ExoViP: Step-by-step Verification and Exploration with Exoskeleton Modules for Compositional Visual Reasoning
Yuxuan Wang, Alan Yuille, Zhuowan Li, Zilong Zheng
2024-08-06

Summary
This paper introduces ExoViP, a new method that improves the accuracy of visual reasoning tasks by using verification modules to check and correct errors during the planning and execution stages.
What's the problem?
Compositional visual reasoning methods, which break down complex queries into manageable visual tasks, often make mistakes due to errors in planning or inaccuracies in executing visual tasks. These issues can lead to poor performance compared to simpler models that do not use this compositional approach.
What's the solution?
The authors developed ExoViP, a 'plug-and-play' method that employs verification modules, likened to 'exoskeletons,' to enhance the reasoning process. These modules validate the predictions made at each step and help refine the overall reasoning path planned by large language models (LLMs). By using a combination of three different verification methods, ExoViP effectively corrects both planning and execution errors, leading to better outcomes in visual reasoning tasks.
Why it matters?
ExoViP is significant because it enhances the performance of AI systems that rely on visual reasoning, making them more reliable and capable of handling complex multi-modal challenges.

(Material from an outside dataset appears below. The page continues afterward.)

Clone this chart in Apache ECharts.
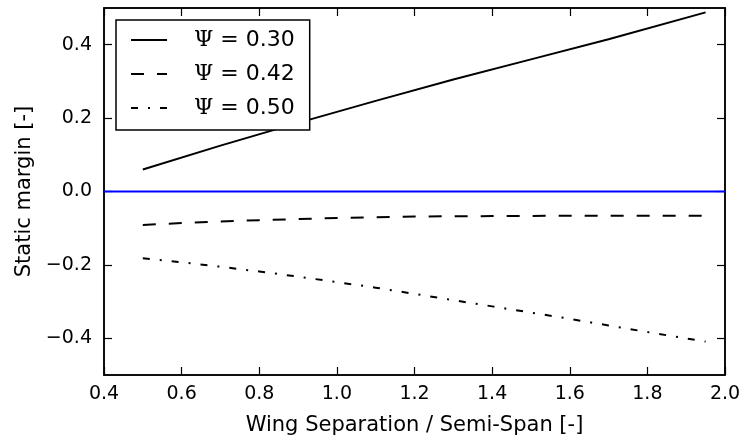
<!DOCTYPE html>
<html>
<head>
<meta charset="utf-8">
<script src="https://cdn.jsdelivr.net/npm/echarts@6/dist/echarts.min.js"></script>
<style>
  html, body { margin: 0; padding: 0; background: #fff; }
  #chart { width: 746px; height: 443px; }
</style>
</head>
<body>
<div id="chart"></div>
<script>
// Static margin versus wing separation for three values of Psi
const sepPsi30 = [0.5, 0.7, 0.9, 1.1, 1.3, 1.5, 1.7, 1.95];
const marginPsi30 = [0.060, 0.125, 0.187, 0.247, 0.305, 0.360, 0.415, 0.488];

const sepPsi42 = [0.5, 0.6, 0.7, 0.8, 0.9, 1.0, 1.1, 1.2, 1.4, 1.6, 1.8, 1.95];
const marginPsi42 = [-0.091, -0.086, -0.082, -0.078, -0.075, -0.072, -0.070, -0.068, -0.067, -0.066, -0.066, -0.066];

const sepPsi50 = [0.5, 0.6, 0.7, 0.8, 0.9, 1.0, 1.1, 1.2, 1.3, 1.4, 1.5, 1.6, 1.7, 1.8, 1.95];
const marginPsi50 = [-0.182, -0.193, -0.205, -0.218, -0.232, -0.247, -0.262, -0.279, -0.296, -0.313, -0.330, -0.347, -0.365, -0.383, -0.409];

const seriesNames = ['Ψ = 0.30', 'Ψ = 0.42', 'Ψ = 0.50'];
const yTickValues = [-0.4, -0.2, 0.0, 0.2, 0.4];
const zeroLine = [[0.4, 0], [2.0, 0]];

const pairs = (xs, ys) => xs.map((x, i) => [x, ys[i]]);
const fmt = v => (v < 0 ? '\u2212' : '') + Math.abs(v).toFixed(1);

const tickFont = { fontFamily: 'DejaVu Sans', fontSize: 19, color: '#000' };
const tickStyle = { inside: true, length: 8, lineStyle: { color: '#000', width: 1.2 } };
const frameLine = { show: true, onZero: false, lineStyle: { color: '#000', width: 1.5 } };

const chart = echarts.init(document.getElementById('chart'), null, { renderer: 'canvas' });

const lineSeries = (name, data, dash) => ({
  name, type: 'line', data, showSymbol: false, symbol: 'none',
  smooth: false, animation: false, xAxisIndex: 0, yAxisIndex: 0,
  itemStyle: { color: '#000' },
  lineStyle: { color: '#000', width: 2, type: dash }
});

chart.setOption({
  animation: false,
  backgroundColor: '#fff',
  grid: { left: 104, right: 21, top: 8, bottom: 68, show: true, borderColor: '#000', borderWidth: 1.5, backgroundColor: 'transparent' },
  xAxis: [
    {
      type: 'value', min: 0.4, max: 2.0, interval: 0.2, position: 'bottom',
      name: 'Wing Separation / Semi-Span [-]', nameLocation: 'middle', nameGap: 40,
      nameTextStyle: { fontFamily: 'DejaVu Sans', fontSize: 21, color: '#000' },
      axisLine: frameLine,
      axisTick: tickStyle, splitLine: { show: false },
      axisLabel: Object.assign({ margin: 10, formatter: v => v.toFixed(1) }, tickFont)
    },
    {
      type: 'value', min: 0.4, max: 2.0, interval: 0.2, position: 'top',
      axisLine: frameLine,
      axisTick: tickStyle, axisLabel: { show: false }, splitLine: { show: false }
    }
  ],
  yAxis: [
    {
      type: 'value', min: -0.5, max: 0.5, position: 'left',
      name: 'Static margin [-]', nameLocation: 'middle', nameGap: 63, nameRotate: 90,
      nameTextStyle: { fontFamily: 'DejaVu Sans', fontSize: 21, color: '#000' },
      axisLine: frameLine,
      axisTick: Object.assign({ customValues: yTickValues }, tickStyle),
      splitLine: { show: false },
      axisLabel: Object.assign({ margin: 12, customValues: yTickValues, formatter: fmt }, tickFont)
    },
    {
      type: 'value', min: -0.5, max: 0.5, position: 'right',
      axisLine: frameLine,
      axisTick: Object.assign({ customValues: yTickValues }, tickStyle),
      axisLabel: { show: false }, splitLine: { show: false }
    }
  ],
  legend: {
    orient: 'vertical', left: 116, top: 20,
    data: seriesNames,
    backgroundColor: '#fff', borderColor: '#000', borderWidth: 1.5, borderRadius: 0,
    padding: [9, 15, 11, 14],
    itemWidth: 36, itemHeight: 22, itemGap: 12,
    itemStyle: { opacity: 0 },
    formatter: name => {
      const parts = name.split(' ');
      return '{g|' + parts[0] + '}{t| ' + parts.slice(1).join(' ') + '}';
    },
    textStyle: {
      color: '#000',
      rich: {
        g: { fontFamily: 'DejaVu Serif', fontSize: 22, color: '#000', padding: [0, 0, 0, 22] },
        t: { fontFamily: 'DejaVu Sans', fontSize: 22, color: '#000' }
      }
    }
  },
  series: [
    lineSeries(seriesNames[0], pairs(sepPsi30, marginPsi30), 'solid'),
    lineSeries(seriesNames[1], pairs(sepPsi42, marginPsi42), [13, 13]),
    lineSeries(seriesNames[2], pairs(sepPsi50, marginPsi50), [7, 10, 2, 10]),
    {
      name: 'zero', type: 'line', data: zeroLine, showSymbol: false, symbol: 'none',
      itemStyle: { color: '#0000ff' },
      lineStyle: { color: '#0000ff', width: 2 }, z: 1, silent: true
    }
  ]
});
</script>
</body>
</html>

This improvement is crucial for applications like visual question answering and language-guided image editing, where accurate interpretation of visual information is essential.
Abstract
Compositional visual reasoning methods, which translate a complex query into a structured composition of feasible visual tasks, have exhibited a strong potential in complicated multi-modal tasks. Empowered by recent advances in large language models (LLMs), this multi-modal challenge has been brought to a new stage by treating LLMs as few-shot/zero-shot planners, i.e., vision-language (VL) programming. Such methods, despite their numerous merits, suffer from challenges due to LLM planning mistakes or inaccuracy of visual execution modules, lagging behind the non-compositional models. In this work, we devise a "plug-and-play" method, ExoViP, to correct errors in both the planning and execution stages through introspective verification. We employ verification modules as "exoskeletons" to enhance current VL programming schemes. Specifically, our proposed verification module utilizes a mixture of three sub-verifiers to validate predictions after each reasoning step, subsequently calibrating the visual module predictions and refining the reasoning trace planned by LLMs. Experimental results on two representative VL programming methods showcase consistent improvements on five compositional reasoning tasks on standard benchmarks. In light of this, we believe that ExoViP can foster better performance and generalization on open-domain multi-modal challenges.